# Medicare multiple 96372



## KSanders1983 (Jun 22, 2015)

I am curious if anyone has issues with Medicare paying for more than one 96372. I have tried multiple line items with 59 modifier on 2nd + codes. Do they prefer it to be one line item with multiple units? Do they want us to include line notes? Do we attach records?
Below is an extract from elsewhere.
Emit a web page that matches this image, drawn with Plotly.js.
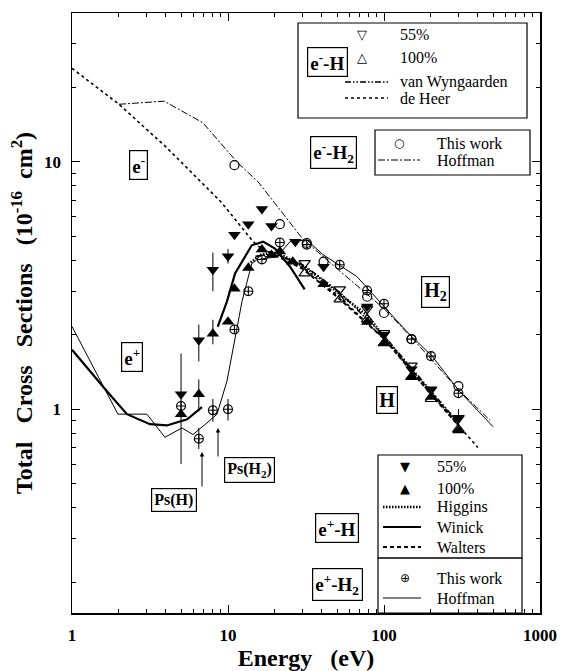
<!DOCTYPE html>
<html>
<head>
<meta charset="utf-8">
<script src="https://cdn.plot.ly/plotly-3.0.1.min.js"></script>
<style>html,body{margin:0;padding:0;background:#fff;}#chart{width:566px;height:671px;}</style>
</head>
<body>
<div id="chart"></div>
<script>
// ---------- data ----------
// e- + H, open triangles (55% and 100%)
const eH_E = [31, 52, 78, 100, 150, 200, 300];
const eH_55 = [3.9, 3.05, 2.55, 2.03, 1.5, 1.2, 0.92];
const eH_100 = [3.54, 2.78, 2.31, 1.85, 1.35, 1.1, 0.83];

// e- + H2, this work (open circles)
const eH2_E = [11, 21.5, 32, 41, 78, 100, 150, 300];
const eH2_sig = [9.7, 5.6, 4.7, 3.95, 2.85, 2.45, 1.92, 1.24];

// e+ + H, 55% (filled down triangles)
const epH55_E = [5, 6.5, 8, 10, 11, 13.5, 16.5, 19, 27, 41, 78, 100, 150, 200, 300];
const epH55 = [1.15, 1.9, 3.66, 4.15, 5.08, 5.6, 6.45, 5.5, 4.76, 3.77, 2.6, 2.0, 1.45, 1.2, 0.92];
const epH55_errUp = [0.53, 0.3, 0.64, 0.3, 0, 0, 0, 0, 0, 0, 0, 0, 0, 0, 0.08];
const epH55_errDn = [0.55, 0.34, 0.66, 0.27, 0, 0, 0, 0, 0, 0, 0, 0, 0, 0, 0.08];

// e+ + H, 100% (filled up triangles)
const epH100_E = [5, 6.5, 8, 10, 11, 13.5, 16.5, 19, 21.5, 26, 41, 78, 100, 150, 200, 300];
const epH100 = [0.955, 1.15, 2.02, 2.26, 3.07, 3.72, 4.42, 4.2, 4.34, 3.95, 3.2, 2.25, 1.85, 1.35, 1.12, 0.82];
const epH100_errUp = [0, 0.17, 0.28, 0, 0, 0, 0, 0, 0, 0, 0, 0, 0, 0, 0, 0];
const epH100_errDn = [0, 0.17, 0.19, 0, 0, 0, 0, 0, 0, 0, 0, 0, 0, 0, 0, 0];

// e+ + H2, this work (circle-plus)
const epH2_E = [5, 6.5, 8, 10, 11, 13.5, 16.5, 21.5, 32, 52, 78, 100, 150, 200, 300];
const epH2 = [1.03, 0.76, 0.99, 1.0, 2.1, 3.0, 4.03, 4.72, 4.63, 3.84, 3.02, 2.67, 1.92, 1.64, 1.16];
const epH2_errUp = [0, 0.08, 0.11, 0.1, 0, 0, 0, 0, 0, 0, 0, 0, 0, 0, 0];
const epH2_errDn = [0, 0.07, 0.1, 0.1, 0, 0, 0, 0, 0, 0, 0, 0, 0, 0, 0];

// theory / other curves
const deHeer_E = [1, 2, 4, 6, 9, 14.5, 17.3, 20, 30, 50, 100, 200, 300, 400];
const deHeer = [23.9, 17.1, 11.5, 8.9, 6.9, 4.76, 4.34, 4.3, 3.75, 2.9, 1.93, 1.18, 0.86, 0.70];

const vanW_E = [15, 20, 31, 52, 100, 200, 300];
const vanW = [4.15, 4.25, 3.8, 2.97, 1.98, 1.18, 0.88];

const hoffEm_E = [2, 3.9, 6.9, 11.4, 15.6, 30, 50, 100, 145, 200, 300, 480];
const hoffEm = [17.1, 17.6, 14.4, 10, 8.3, 4.9, 3.7, 2.55, 2.0, 1.6, 1.2, 0.9];

const higgins_E = [13.5, 16, 19, 23, 31, 41, 52, 78, 100, 150, 200, 300];
const higgins = [3.85, 4.2, 4.3, 4.15, 3.75, 3.3, 2.92, 2.4, 1.97, 1.43, 1.16, 0.87];

const winick_E = [1, 1.36, 1.68, 2.25, 3.16, 4.06, 5.47, 6.81, null, 8.6, 9.85, 11.1, 14.2, 16.8, 20, 25, 31];
const winick = [1.74, 1.38, 1.18, 0.955, 0.87, 0.86, 0.91, 1.02, null, 2.16, 2.73, 3.54, 4.6, 4.76, 4.46, 3.77, 3.05];

const walters_E = [20, 30, 50, 100, 200, 300];
const walters = [4.2, 3.7, 2.85, 1.93, 1.15, 0.86];

const hoffEp_E = [1, 1.97, 3.02, 3.94, 5.07, 5.96, 7.33, 8.5, 9.85, 10.7, 12.3, 14.2, 15.3, 20.6, 25, 32, 40.6, 67, 94, 140, 203, 253, 305, 500];
const hoffEp = [2.16, 0.955, 0.955, 0.77, 0.84, 0.79, 0.88, 0.955, 1.3, 1.71, 2.73, 3.88, 4.02, 4.14, 4.76, 4.84, 4.22, 3.44, 2.73, 2.06, 1.64, 1.38, 1.18, 0.85];

const xTickVals = [1, 10, 100, 1000];
const xTickText = ['1', '10', '100', '1000'];
const yTickVals = [1, 10];
const yTickText = ['1', '10'];

// ---------- styles ----------
const K = 'black';
const SERIF = 'Liberation Serif, Times New Roman, serif';
const SYM = 'DejaVu Sans, sans-serif';
const ST = {
  vanW: {color: K, width: 1.6, dash: '6px,2px,1.5px,2px,1.5px,2px'},
  deHeer: {color: K, width: 1.6, dash: '3px,3px'},
  hoffEm: {color: K, width: 1, dash: '7px,2px,2px,2px'},
  higgins: {color: K, width: 2.5, dash: '1.5px,1.5px'},
  winick: {color: K, width: 2.2},
  walters: {color: K, width: 2, dash: '4px,3px'},
  hoffEp: {color: K, width: 1}
};

// ---------- layout helpers ----------
const L = 72, R = 540, T = 13, B = 613;
const px = v => (v - L) / (R - L);
const py = v => (B - v) / (B - T);

const minorX = [];
[1, 10, 100].forEach(d => { for (let k = 2; k <= 9; k++) minorX.push(k * d); });
const minorY = [0.2, 0.3, 0.4, 0.5, 0.6, 0.7, 0.8, 0.9, 2, 3, 4, 5, 6, 7, 8, 9, 20, 30];

const errStyle = (up, dn) => ({type: 'data', symmetric: false, array: up, arrayminus: dn, width: 0, thickness: 1, color: K});

const traces = [
  {x: vanW_E, y: vanW, mode: 'lines', name: 'van Wyngaarden', line: ST.vanW},
  {x: deHeer_E, y: deHeer, mode: 'lines', name: 'de Heer', line: ST.deHeer},
  {x: hoffEm_E, y: hoffEm, mode: 'lines', name: 'Hoffman (e- H2)', line: ST.hoffEm},
  {x: higgins_E, y: higgins, mode: 'lines', name: 'Higgins', line: ST.higgins},
  {x: winick_E, y: winick, mode: 'lines', name: 'Winick', connectgaps: false, line: ST.winick},
  {x: walters_E, y: walters, mode: 'lines', name: 'Walters', line: ST.walters},
  {x: hoffEp_E, y: hoffEp, mode: 'lines', name: 'Hoffman (e+ H2)', line: ST.hoffEp},
  {x: eH_E, y: eH_55, mode: 'markers', name: 'e- H 55%',
   marker: {symbol: 'triangle-down-open', size: 10, color: K, line: {width: 1.2, color: K}}},
  {x: eH_E, y: eH_100, mode: 'markers', name: 'e- H 100%',
   marker: {symbol: 'triangle-up-open', size: 10, color: K, line: {width: 1.2, color: K}}},
  {x: eH2_E, y: eH2_sig, mode: 'markers', name: 'e- H2 This work',
   marker: {symbol: 'circle-open', size: 9, color: K, line: {width: 1.2, color: K}}},
  {x: epH55_E, y: epH55, mode: 'markers', name: 'e+ H 55%',
   marker: {symbol: 'triangle-down', size: 11, color: K}, error_y: errStyle(epH55_errUp, epH55_errDn)},
  {x: epH100_E, y: epH100, mode: 'markers', name: 'e+ H 100%',
   marker: {symbol: 'triangle-up', size: 11, color: K}, error_y: errStyle(epH100_errUp, epH100_errDn)},
  {x: epH2_E, y: epH2, mode: 'markers', name: 'e+ H2 This work',
   marker: {symbol: 'circle-cross-open', size: 9, color: K, line: {width: 1.1, color: K}},
   error_y: errStyle(epH2_errUp, epH2_errDn)}
];

// ---------- hand-drawn legends ----------
const shapes = [];
const annotations = [];
function box(x0, y0, x1, y1) {
  shapes.push({type: 'rect', xref: 'paper', yref: 'paper', x0: px(x0), x1: px(x1), y0: py(y1), y1: py(y0),
               line: {color: K, width: 1.2}, fillcolor: 'rgba(0,0,0,0)'});
}
function legText(text, x, y) {
  annotations.push({xref: 'paper', yref: 'paper', x: px(x), y: py(y), text: text, showarrow: false,
                    xanchor: 'left', yanchor: 'middle', font: {family: SERIF, size: 16, color: K}});
}
function legSym(ch, x, y, size) {
  annotations.push({xref: 'paper', yref: 'paper', x: px(x), y: py(y), text: ch, showarrow: false,
                    xanchor: 'center', yanchor: 'middle', font: {family: SYM, size: size, color: K}});
}
function legLine(st, x0, x1, y) {
  shapes.push({type: 'line', xref: 'paper', yref: 'paper', x0: px(x0), x1: px(x1), y0: py(y), y1: py(y),
               line: {color: st.color, width: st.width, dash: st.dash || 'solid'}});
}
function lab(text, cx, cy, size) {
  annotations.push({xref: 'paper', yref: 'paper', x: px(cx), y: py(cy), text: text, showarrow: false,
                    xanchor: 'center', yanchor: 'middle',
                    font: {family: SERIF, size: size, color: K, weight: 'bold'},
                    bordercolor: K, borderwidth: 1.2, borderpad: 2, bgcolor: 'white'});
}
function arrow(x, yTip, yTail) {
  annotations.push({xref: 'paper', yref: 'paper', x: px(x), y: py(yTip), ax: 0, ay: yTail - yTip,
                    text: '', showarrow: true, arrowhead: 2, arrowsize: 0.9, arrowwidth: 1, arrowcolor: K});
}

// e- H legend (the e--H label sits inside this frame)
box(298, 23, 527, 118);
legSym('\u25BD', 362, 35, 13); legText('55%', 398, 35);
legSym('\u25B3', 362, 58, 13); legText('100%', 398, 58);
legLine(ST.vanW, 345, 388, 82); legText('van Wyngaarden', 398, 82);
legLine(ST.deHeer, 345, 388, 98); legText('de Heer', 398, 98);
// e- H2 legend
box(375, 130, 530, 175);
legSym('\u25CB', 399, 143, 12); legText('This work', 435, 143);
legLine(ST.hoffEm, 378, 420, 160); legText('Hoffman', 435, 160);
// e+ H legend
box(378, 455, 522, 558);
legSym('\u25BC', 405, 467, 13); legText('55%', 435, 467);
legSym('\u25B2', 405, 488, 13); legText('100%', 435, 488);
legLine(ST.higgins, 383, 421, 507); legText('Higgins', 435, 507);
legLine(ST.winick, 383, 421, 527); legText('Winick', 435, 527);
legLine(ST.walters, 383, 421, 547); legText('Walters', 435, 547);
// e+ H2 legend
box(378, 558, 522, 613);
legSym('\u2295', 405, 578, 12); legText('This work', 435, 578);
legLine(ST.hoffEp, 383, 421, 598); legText('Hoffman', 435, 598);

// boxed labels and arrows
lab('e<sup>-</sup>-H', 327, 62, 19);
lab('e<sup>-</sup>-H<sub>2</sub>', 333, 152, 19);
lab('e<sup>-</sup>', 138, 165, 19);
lab('e<sup>+</sup>', 132, 357, 19);
lab('H<sub>2</sub>', 435, 292, 20);
lab('H', 387, 400, 20);
lab('Ps(H)', 174, 500, 16);
lab('Ps(H<sub>2</sub>)', 249, 470, 16);
lab('e<sup>+</sup>-H', 337, 528, 19);
lab('e<sup>+</sup>-H<sub>2</sub>', 337, 584, 19);
arrow(202, 452, 488);
arrow(218, 428, 458);

const layout = {
  width: 566, height: 671,
  margin: {l: L, r: 566 - R, t: T, b: 671 - B},
  paper_bgcolor: 'white', plot_bgcolor: 'white',
  showlegend: false,
  hovermode: false,
  font: {family: SERIF, color: K},
  xaxis: {
    type: 'log', range: [0, 3], tickvals: xTickVals, ticktext: xTickText,
    ticks: 'inside', ticklen: 8, tickwidth: 1, tickcolor: K,
    showline: true, linecolor: K, linewidth: 1.5, mirror: 'ticks', showgrid: false, zeroline: false,
    minor: {tickvals: minorX, ticks: 'inside', ticklen: 4, tickwidth: 1, tickcolor: K, showgrid: false},
    tickfont: {family: SERIF, size: 17, color: K, weight: 'bold'}, ticklabelstandoff: 6,
    title: {text: 'Energy\u00a0\u00a0\u00a0(eV)', font: {family: SERIF, size: 24, color: K, weight: 'bold'}, standoff: 6}
  },
  yaxis: {
    type: 'log', range: [Math.log10(0.15), Math.log10(40)], tickvals: yTickVals, ticktext: yTickText,
    ticks: 'inside', ticklen: 8, tickwidth: 1, tickcolor: K,
    showline: true, linecolor: K, linewidth: 1.5, mirror: 'ticks', showgrid: false, zeroline: false,
    minor: {tickvals: minorY, ticks: 'inside', ticklen: 4, tickwidth: 1, tickcolor: K, showgrid: false},
    tickfont: {family: SERIF, size: 17, color: K, weight: 'bold'}, ticklabelstandoff: 6,
    title: {text: 'Total\u00a0\u00a0\u00a0Cross\u00a0\u00a0\u00a0Sections\u00a0\u00a0\u00a0(10<sup>-16</sup>\u00a0\u00a0cm<sup>2</sup>)', font: {family: SERIF, size: 24, color: K, weight: 'bold'}, standoff: 4}
  },
  shapes: shapes,
  annotations: annotations
};

Plotly.newPlot('chart', traces, layout, {displayModeBar: false, staticPlot: true});
</script>
</body>
</html>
Any input would be greatly appreciated.

thanks so much
Kristen Sanders, CPC
Brandon, MS


----------



## cynthiabrown (Jun 24, 2015)

It is my understanding they will only pay once per visit


----------



## ollielooya (Jun 24, 2015)

What is the denial reason?  This is one of the codes if I'm not mistaken that MCR chooses not to publish the allowed units for billing.   My understanding is that you could bill up to 3 before bumping against their internal MUE's.


----------



## Leenahz (Jun 25, 2015)

Last year when I was in primary care, I believe we did two units of 96372 (one line item) and didn't receive a kick-back from Medicare.  I'd look into a CCI edit too.

Lena


----------



## KSanders1983 (Jun 26, 2015)

Thanks ladies!

@ Suzanne- This is what I am getting even though I indicated it was a corrected claim with the original claim number:

N522: Duplicate of a claim processed, or to be processed, as a crossover claim. 
• OA18: Exact duplicate claim/service


----------